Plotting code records

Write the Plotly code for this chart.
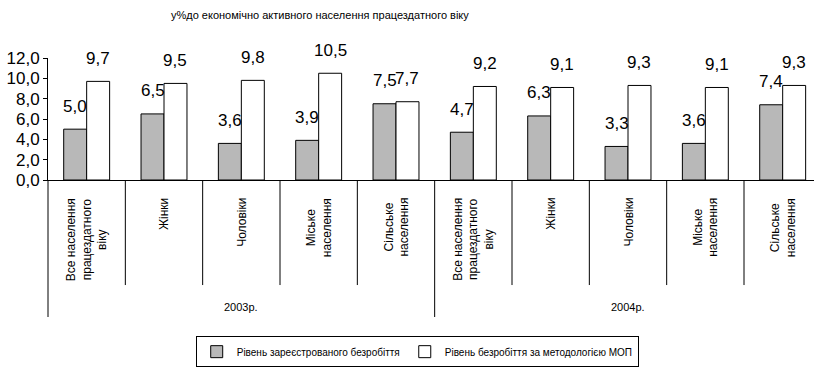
import plotly.graph_objects as go

categories = ["Все населення<br>працездатного<br>віку", "Жінки", "Чоловіки", "Міське<br>населення", "Сільське<br>населення",
              "Все населення<br>працездатного<br>віку", "Жінки", "Чоловіки", "Міське<br>населення", "Сільське<br>населення"]
years = ["2003р.", "2004р."]
group_size = 5
registered = [5.0, 6.5, 3.6, 3.9, 7.5, 4.7, 6.3, 3.3, 3.6, 7.4]
ilo = [9.7, 9.5, 9.8, 10.5, 7.7, 9.2, 9.1, 9.3, 9.1, 9.3]
series_names = ["Рівень зареєстрованого безробіття", "Рівень безробіття за методологією МОП"]
title_text = "у%до економічно активного населення працездатного віку"

FONT = "Liberation Sans, Arial, sans-serif"
BARGAP = 0.406
xs = list(range(len(categories)))

fig = go.Figure()
fig.add_trace(go.Bar(x=xs, y=registered, name=series_names[0],
                     marker=dict(color="#b8b8b8", line=dict(color="black", width=1))))
fig.add_trace(go.Bar(x=xs, y=ilo, name=series_names[1],
                     marker=dict(color="white", line=dict(color="black", width=1))))

off = (1 - BARGAP) / 4
ann = []
for i in xs:
    for vals, sgn in ((registered, -1), (ilo, 1)):
        v = vals[i]
        ann.append(dict(x=i + sgn * off, y=v, xref="x", yref="y", text=f"{v:.1f}".replace(".", ","),
                        showarrow=False, yanchor="middle", yshift=23,
                        font=dict(family=FONT, size=17, color="black")))
    ann.append(dict(x=i, y=0, xref="x", yref="paper", text=categories[i], textangle=-90,
                    showarrow=False, yanchor="top", yshift=-16, align="center",
                    font=dict(family=FONT, size=12, color="black")))
for g, yr in enumerate(years):
    cx = g * group_size + (group_size - 1) / 2
    ann.append(dict(x=cx, y=0, xref="x", yref="paper", text=yr, showarrow=False,
                    yanchor="middle", yshift=-127, font=dict(family=FONT, size=11, color="black")))

shapes = []
for b in range(1, len(categories)):
    long = (b % group_size == 0)
    shapes.append(dict(type="line", xref="x", yref="paper", x0=b - 0.5, x1=b - 0.5,
                       y0=0, y1=-1.123 if long else -0.861, line=dict(color="black", width=1)))
shapes.append(dict(type="line", xref="paper", yref="paper", x0=0, x1=0, y0=0, y1=-1.123,
                   line=dict(color="black", width=1)))

fig.update_layout(
    width=814, height=370,
    margin=dict(l=48, r=0, t=58, b=190),
    paper_bgcolor="white", plot_bgcolor="white",
    barmode="group", bargap=BARGAP, bargroupgap=0,
    separators=", ",
    showlegend=True,
    legend=dict(orientation="h", x=0.482, xanchor="center", y=-1.28, yanchor="top",
                bordercolor="black", borderwidth=1, itemwidth=30,
                font=dict(family=FONT, size=10, color="black"), tracegroupgap=0),
    title=dict(text=title_text, x=0.393, xanchor="center", y=1 - 15 / 370, yanchor="middle",
               font=dict(family=FONT, size=11, color="black")),
    annotations=ann, shapes=shapes,
)
fig.update_xaxes(range=[-0.5, 9.405], showticklabels=False, ticks="", showgrid=False,
                 showline=True, linecolor="black", linewidth=1, zeroline=False)
fig.update_yaxes(range=[0, 12], dtick=2, tickformat=".1f", ticks="outside", ticklen=4,
                 tickcolor="black", showgrid=False, showline=True, linecolor="black", linewidth=1,
                 zeroline=False, tickfont=dict(family=FONT, size=17, color="black"))

fig.write_html("out.html")
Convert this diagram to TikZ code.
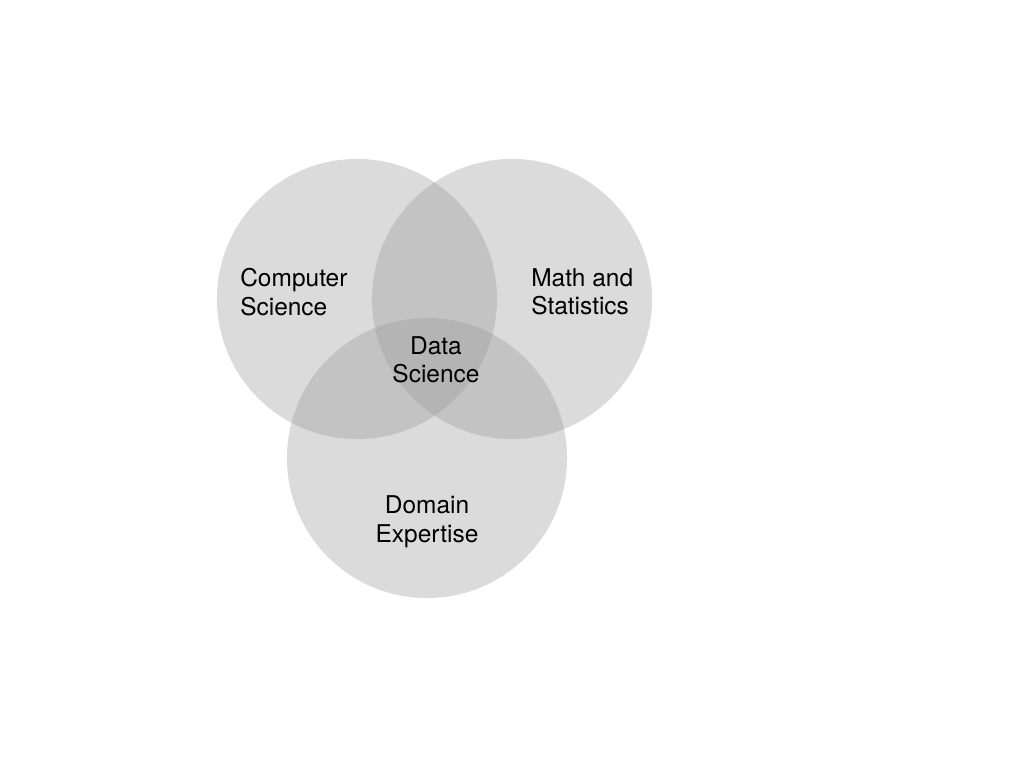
\documentclass[tikz,border=0pt]{standalone}
\usepackage{fontspec}
\setmainfont{TeX Gyre Heros}
\usetikzlibrary{positioning}

\begin{document}
\begin{tikzpicture}[
  x=0.025cm, y=-0.025cm,
  font=\fontsize{17.4pt}{20.3pt}\selectfont,
  field/.style={circle, minimum size=7cm, inner sep=0pt, fill=black!40, fill opacity=0.35},
  lbl/.style={inner sep=0pt, text=black},
  sidelbl/.style={lbl, align=left, anchor=west},
  midlbl/.style={lbl, align=center}
]

% page
\useasboundingbox[fill=white] (0,0) rectangle (1024,768);

% the three fields
\node[field] (cs)   at (357,299) {};
\node[field] (math) at (512,299) {};
\node[field] (dom)  at (427,458) {};

% labels
\node[sidelbl] (cslbl)   at (240,292) {Computer\\Science};
\node[sidelbl] (mathlbl) at (531,292) {Math and\\Statistics};
\node[midlbl]  (dslbl)   at (436,360) {Data\\Science};
\node[midlbl]  (domlbl)  at (427,522) {Domain\\Expertise};

\end{tikzpicture}
\end{document}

Given request >> Repeat each entry precisely as it appears. Leave the pictures out.

The solution >>
Write the Plotly code for this chart.
import plotly.graph_objects as go

categories = ["Все населення<br>працездатного<br>віку", "Жінки", "Чоловіки", "Міське<br>населення", "Сільське<br>населення",
              "Все населення<br>працездатного<br>віку", "Жінки", "Чоловіки", "Міське<br>населення", "Сільське<br>населення"]
years = ["2003р.", "2004р."]
group_size = 5
registered = [5.0, 6.5, 3.6, 3.9, 7.5, 4.7, 6.3, 3.3, 3.6, 7.4]
ilo = [9.7, 9.5, 9.8, 10.5, 7.7, 9.2, 9.1, 9.3, 9.1, 9.3]
series_names = ["Рівень зареєстрованого безробіття", "Рівень безробіття за методологією МОП"]
title_text = "у%до економічно активного населення працездатного віку"

FONT = "Liberation Sans, Arial, sans-serif"
BARGAP = 0.406
xs = list(range(len(categories)))

fig = go.Figure()
fig.add_trace(go.Bar(x=xs, y=registered, name=series_names[0],
                     marker=dict(color="#b8b8b8", line=dict(color="black", width=1))))
fig.add_trace(go.Bar(x=xs, y=ilo, name=series_names[1],
                     marker=dict(color="white", line=dict(color="black", width=1))))

off = (1 - BARGAP) / 4
ann = []
for i in xs:
    for vals, sgn in ((registered, -1), (ilo, 1)):
        v = vals[i]
        ann.append(dict(x=i + sgn * off, y=v, xref="x", yref="y", text=f"{v:.1f}".replace(".", ","),
                        showarrow=False, yanchor="middle", yshift=23,
                        font=dict(family=FONT, size=17, color="black")))
    ann.append(dict(x=i, y=0, xref="x", yref="paper", text=categories[i], textangle=-90,
                    showarrow=False, yanchor="top", yshift=-16, align="center",
                    font=dict(family=FONT, size=12, color="black")))
for g, yr in enumerate(years):
    cx = g * group_size + (group_size - 1) / 2
    ann.append(dict(x=cx, y=0, xref="x", yref="paper", text=yr, showarrow=False,
                    yanchor="middle", yshift=-127, font=dict(family=FONT, size=11, color="black")))

shapes = []
for b in range(1, len(categories)):
    long = (b % group_size == 0)
    shapes.append(dict(type="line", xref="x", yref="paper", x0=b - 0.5, x1=b - 0.5,
                       y0=0, y1=-1.123 if long else -0.861, line=dict(color="black", width=1)))
shapes.append(dict(type="line", xref="paper", yref="paper", x0=0, x1=0, y0=0, y1=-1.123,
                   line=dict(color="black", width=1)))

fig.update_layout(
    width=814, height=370,
    margin=dict(l=48, r=0, t=58, b=190),
    paper_bgcolor="white", plot_bgcolor="white",
    barmode="group", bargap=BARGAP, bargroupgap=0,
    separators=", ",
    showlegend=True,
    legend=dict(orientation="h", x=0.482, xanchor="center", y=-1.28, yanchor="top",
                bordercolor="black", borderwidth=1, itemwidth=30,
                font=dict(family=FONT, size=10, color="black"), tracegroupgap=0),
    title=dict(text=title_text, x=0.393, xanchor="center", y=1 - 15 / 370, yanchor="middle",
               font=dict(family=FONT, size=11, color="black")),
    annotations=ann, shapes=shapes,
)
fig.update_xaxes(range=[-0.5, 9.405], showticklabels=False, ticks="", showgrid=False,
                 showline=True, linecolor="black", linewidth=1, zeroline=False)
fig.update_yaxes(range=[0, 12], dtick=2, tickformat=".1f", ticks="outside", ticklen=4,
                 tickcolor="black", showgrid=False, showline=True, linecolor="black", linewidth=1,
                 zeroline=False, tickfont=dict(family=FONT, size=17, color="black"))

fig.write_html("out.html")
Convert this diagram to TikZ code.
\documentclass[tikz,border=0pt]{standalone}
\usepackage{fontspec}
\setmainfont{TeX Gyre Heros}
\usetikzlibrary{positioning}

\begin{document}
\begin{tikzpicture}[
  x=0.025cm, y=-0.025cm,
  font=\fontsize{17.4pt}{20.3pt}\selectfont,
  field/.style={circle, minimum size=7cm, inner sep=0pt, fill=black!40, fill opacity=0.35},
  lbl/.style={inner sep=0pt, text=black},
  sidelbl/.style={lbl, align=left, anchor=west},
  midlbl/.style={lbl, align=center}
]

% page
\useasboundingbox[fill=white] (0,0) rectangle (1024,768);

% the three fields
\node[field] (cs)   at (357,299) {};
\node[field] (math) at (512,299) {};
\node[field] (dom)  at (427,458) {};

% labels
\node[sidelbl] (cslbl)   at (240,292) {Computer\\Science};
\node[sidelbl] (mathlbl) at (531,292) {Math and\\Statistics};
\node[midlbl]  (dslbl)   at (436,360) {Data\\Science};
\node[midlbl]  (domlbl)  at (427,522) {Domain\\Expertise};

\end{tikzpicture}
\end{document}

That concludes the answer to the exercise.